Dona Olívia foi uma das responsáveis por levar os modernistas a uma viagem a Minas Gerais para conhecer as igrejas barrocas das cidades históricas e também por convencer Mário de Andrade a acompanhá-la a uma viagem ao Amazonas. As duas viagens fizeram Mário mergulhar no Brasil profundo e descobrir suas riquezas e abandonos, assim como iniciar a coleta de lendas, tradições, poesia oral e música folclórica que marcaria sua obra.

O livro conta detalhes das disputas envolvendo lideranças do movimento modernista e da Semana de 22, introduzindo outros personagens importantes, como Oswald de Andrade (1890-1954), Tarsila do Amaral (1886-1973) e Anita Malfatti (1889-1964) e a dinâmica de suas relações com Mário.

Se o biógrafo tem o cuidado excessivo de contextualizar o cenário histórico dos acontecimentos e seus personagens, muitas vezes o biografado se perde em meio a uma profusão de dados e informações curiosas, mas não tão relevantes, como o menu servido em determinada reunião. De outro lado, muitas vezes não se tem informações sobre o Mário cotidiano.

Apesar de morar a vida toda com a mãe e o irmão, referências ao dia a dia da família são raras. O enfoque nos grandes eventos o torna um tanto quanto frio, partindo de um projeto para outro, de um artigo que precisa escrever para outro, sem a necessária profundidade pessoal e motivações. Talvez a decisão editorial de não comentar sua obra crie alguns vácuos pelo caminho.
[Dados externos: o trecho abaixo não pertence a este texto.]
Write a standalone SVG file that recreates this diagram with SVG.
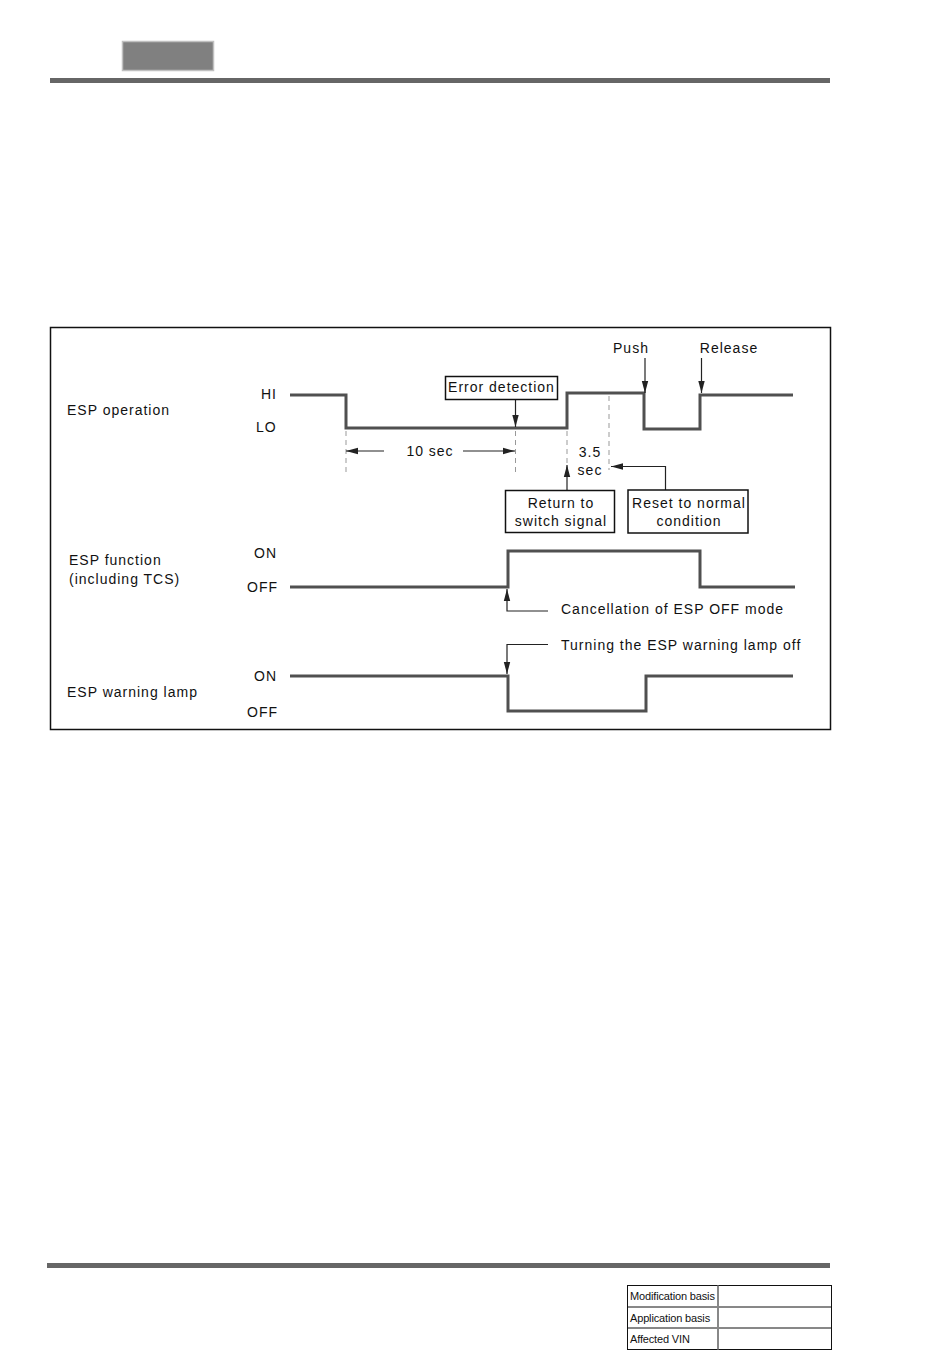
<svg xmlns="http://www.w3.org/2000/svg" width="950" height="1360" viewBox="0 0 950 1360">
<defs>
<marker id="ah" viewBox="0 0 12 8" refX="12" refY="4" markerWidth="12" markerHeight="8" markerUnits="userSpaceOnUse" orient="auto">
<path d="M0,0.8 L12,4 L0,7.2 Z" fill="#222"/>
</marker>
<style>
.t{font-family:"Liberation Sans",Arial,sans-serif;font-size:14px;letter-spacing:1px;fill:#111;}
.tc{text-anchor:middle;}
.sig{fill:none;stroke:#505050;stroke-width:3;}
.ar{fill:none;stroke:#222;stroke-width:1.2;marker-end:url(#ah);}
.dash{fill:none;stroke:#999;stroke-width:1;stroke-dasharray:5,4;}
.box{fill:#fff;stroke:#111;stroke-width:1.5;}
.tb{font-family:"Liberation Sans",Arial,sans-serif;font-size:11px;letter-spacing:-0.15px;fill:#111;}
</style>
</defs>
<rect width="950" height="1360" fill="#fff"/>
<g id="header">
<rect x="122.5" y="41.5" width="91" height="29" fill="#808080" stroke="#c0c0c0" stroke-width="1.5"/>
<rect x="50" y="78" width="780" height="5" fill="#666"/>
</g>
<g id="frame">
<rect x="50.5" y="327.5" width="780" height="402" fill="none" stroke="#111" stroke-width="1.5"/>
</g>
<g id="labels">
<text class="t" x="67" y="415">ESP operation</text>
<text class="t" x="261" y="399">HI</text>
<text class="t" x="256" y="432">LO</text>
<text class="t" x="69" y="565">ESP function</text>
<text class="t" x="69" y="584">(including TCS)</text>
<text class="t" x="254" y="558">ON</text>
<text class="t" x="247" y="592">OFF</text>
<text class="t" x="67" y="697">ESP warning lamp</text>
<text class="t" x="254" y="681">ON</text>
<text class="t" x="247" y="717">OFF</text>
</g>
<g id="signals">
<path id="sig-operation" class="sig" d="M290,395 H346 V428 H567 V393 H644 V429 H700 V395 H793"/>
<path id="sig-function" class="sig" d="M290,587 H508 V551 H700 V587 H795"/>
<path id="sig-lamp" class="sig" d="M290,676 H508 V711 H646 V676 H793"/>
</g>
<g id="connectors">
<line class="dash" x1="346" y1="431" x2="346" y2="472"/>
<line class="dash" x1="515.5" y1="431" x2="515.5" y2="472"/>
<line class="dash" x1="567" y1="431" x2="567" y2="470"/>
<line class="dash" x1="609" y1="396" x2="609" y2="470"/>
<line class="ar" x1="384" y1="451" x2="346" y2="451"/>
<line class="ar" x1="463" y1="451" x2="515" y2="451"/>
<line class="ar" x1="515.5" y1="400" x2="515.5" y2="427"/>
<line class="ar" x1="645" y1="358" x2="645" y2="393"/>
<line class="ar" x1="701.5" y1="358" x2="701.5" y2="393"/>
<line class="ar" x1="567" y1="491" x2="567" y2="465"/>
<path class="ar" d="M665.5,490 V466.5 H611"/>
<path class="ar" d="M548,611 H507 V589" stroke-width="2"/>
<path class="ar" d="M548,644.5 H507 V674"/>
</g>
<g id="node-error">
<rect class="box" x="445.5" y="376.5" width="112" height="23"/>
<text class="t tc" x="501.5" y="392">Error detection</text>
</g>
<g id="node-push"><text class="t tc" x="631" y="353">Push</text></g>
<g id="node-release"><text class="t tc" x="729" y="353">Release</text></g>
<g id="node-10sec"><text class="t tc" x="430" y="456">10 sec</text></g>
<g id="node-35sec">
<text class="t tc" x="590" y="457">3.5</text>
<text class="t tc" x="590" y="475">sec</text>
</g>
<g id="node-return">
<rect class="box" x="505.5" y="490.5" width="109" height="42"/>
<text class="t tc" x="561" y="508">Return to</text>
<text class="t tc" x="561" y="526">switch signal</text>
</g>
<g id="node-reset">
<rect class="box" x="628" y="490" width="120" height="43" stroke-width="2.2"/>
<text class="t tc" x="689" y="508">Reset to normal</text>
<text class="t tc" x="689" y="526">condition</text>
</g>
<g id="node-cancel"><text class="t" x="561" y="614">Cancellation of ESP OFF mode</text></g>
<g id="node-turning"><text class="t" x="561" y="650">Turning the ESP warning lamp off</text></g>
<g id="footer">
<rect x="47" y="1263" width="783" height="5" fill="#666"/>
<rect x="627.5" y="1285.5" width="204" height="64" fill="none" stroke="#111" stroke-width="1"/>
<line x1="627.5" y1="1307" x2="831.5" y2="1307" stroke="#111" stroke-width="1"/>
<line x1="627.5" y1="1328" x2="831.5" y2="1328" stroke="#111" stroke-width="1"/>
<line x1="718" y1="1285.5" x2="718" y2="1349.5" stroke="#888" stroke-width="2"/>
<text class="tb" x="630" y="1300">Modification basis</text>
<text class="tb" x="630" y="1322">Application basis</text>
<text class="tb" x="630" y="1343">Affected VIN</text>
</g>
</svg>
Um exemplo são as poucas linhas dedicadas ao Ensaio sobre a Música Brasileira, lançado em 1928 e ainda hoje considerado um marco na musicologia nacional. Em relação ao clássico Macunaíma, também de 1928, ficamos sabendo que o autor cortou trechos considerados “pornográficos” por alguns críticos em edições posteriores.

Intenso missivista, grande parte das opiniões pessoais e do Mário mais sentimental e sensual surge nas cartas trocadas com escritores, artistas, pintores, políticos, poetas ao longo dos anos. Pela primeira vez, detalhes mais concretos são revelados sobre a vida romântica e sexual de Mário.
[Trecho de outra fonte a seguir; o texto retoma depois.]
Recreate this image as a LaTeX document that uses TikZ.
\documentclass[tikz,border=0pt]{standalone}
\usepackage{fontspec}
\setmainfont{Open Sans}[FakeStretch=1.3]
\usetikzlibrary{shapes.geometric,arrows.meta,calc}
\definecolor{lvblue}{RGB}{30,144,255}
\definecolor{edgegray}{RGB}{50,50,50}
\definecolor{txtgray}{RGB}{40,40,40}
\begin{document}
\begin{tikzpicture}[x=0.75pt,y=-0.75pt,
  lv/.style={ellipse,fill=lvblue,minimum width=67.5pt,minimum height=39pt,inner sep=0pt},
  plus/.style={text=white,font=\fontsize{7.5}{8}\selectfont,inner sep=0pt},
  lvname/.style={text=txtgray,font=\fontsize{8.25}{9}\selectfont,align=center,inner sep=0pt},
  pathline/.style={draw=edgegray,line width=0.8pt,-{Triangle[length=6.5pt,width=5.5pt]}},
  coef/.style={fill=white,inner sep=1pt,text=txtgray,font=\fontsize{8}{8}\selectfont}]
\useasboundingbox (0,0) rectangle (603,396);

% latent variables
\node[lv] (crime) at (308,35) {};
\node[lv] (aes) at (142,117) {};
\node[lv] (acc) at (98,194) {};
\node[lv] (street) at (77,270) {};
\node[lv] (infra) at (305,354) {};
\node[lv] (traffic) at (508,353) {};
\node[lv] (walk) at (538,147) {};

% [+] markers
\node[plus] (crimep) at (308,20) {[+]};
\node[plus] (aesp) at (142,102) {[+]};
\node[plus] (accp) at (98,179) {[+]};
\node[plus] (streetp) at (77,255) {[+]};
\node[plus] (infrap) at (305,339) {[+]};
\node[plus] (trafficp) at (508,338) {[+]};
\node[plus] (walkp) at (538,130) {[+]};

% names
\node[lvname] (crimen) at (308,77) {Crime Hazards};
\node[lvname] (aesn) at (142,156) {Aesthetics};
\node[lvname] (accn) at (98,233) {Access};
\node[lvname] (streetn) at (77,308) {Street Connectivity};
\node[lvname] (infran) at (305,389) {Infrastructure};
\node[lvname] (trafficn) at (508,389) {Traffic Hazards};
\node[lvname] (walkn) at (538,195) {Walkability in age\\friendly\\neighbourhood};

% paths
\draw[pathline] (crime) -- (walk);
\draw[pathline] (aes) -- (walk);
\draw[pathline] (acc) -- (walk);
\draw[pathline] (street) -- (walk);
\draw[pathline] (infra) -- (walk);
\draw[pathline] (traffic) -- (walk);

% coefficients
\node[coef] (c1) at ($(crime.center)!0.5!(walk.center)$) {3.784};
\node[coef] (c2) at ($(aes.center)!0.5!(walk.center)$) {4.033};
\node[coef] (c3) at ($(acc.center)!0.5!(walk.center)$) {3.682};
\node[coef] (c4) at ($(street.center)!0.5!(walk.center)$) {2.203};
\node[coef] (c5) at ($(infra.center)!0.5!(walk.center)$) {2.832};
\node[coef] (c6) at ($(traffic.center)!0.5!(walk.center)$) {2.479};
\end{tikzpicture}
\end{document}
“Cartas pertencentes ao Instituto de Estudos Brasileiros, onde se encontra o acervo de Mário, revelam que ele teve pelo menos um namorado”, diz Tércio. Identificado apenas como H., os dois parecem ter vivido um grande amor e sofreram ao terem que se separar. Mário também namorou muitas mulheres, o que sugere uma vida sexual agitada e menos tradicional.
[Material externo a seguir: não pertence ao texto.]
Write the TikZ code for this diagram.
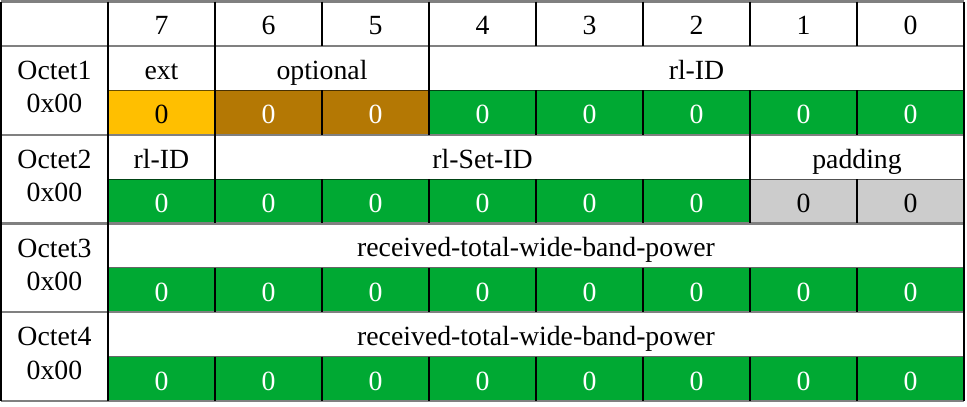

Embora avesso à política, Mário aceita em 1935 o convite para chefiar o Departamento de Cultura da Cidade de São Paulo, influenciado pela possibilidade de criar bibliotecas, discotecas, parques e organizar um cronograma cultural para a cidade. Foi assim que conseguiu criar a Missão de Pesquisas Folclóricas, que coletaria músicas e danças regionais do Norte e Nordeste, cujo legado ainda hoje é fonte de pesquisa.

Sua decepção com a política é tão contemporânea que poderia estar acontecendo agora, assim como as indagações e reflexões feitas por ele ao longo da vida. “O Brasil é feio, mas gostoso”, escreveu ele em O Turista Aprendiz, durante sua viagem ao Nordeste em 1928, ao se deparar com o contraste entre a vida simples e a miséria que viu nas regiões. Encantado, sempre sonhou em voltar a morar numa casinha de praia com muros baixos onde os cantadores pudessem entrar e se apresentar. Nunca conseguiu.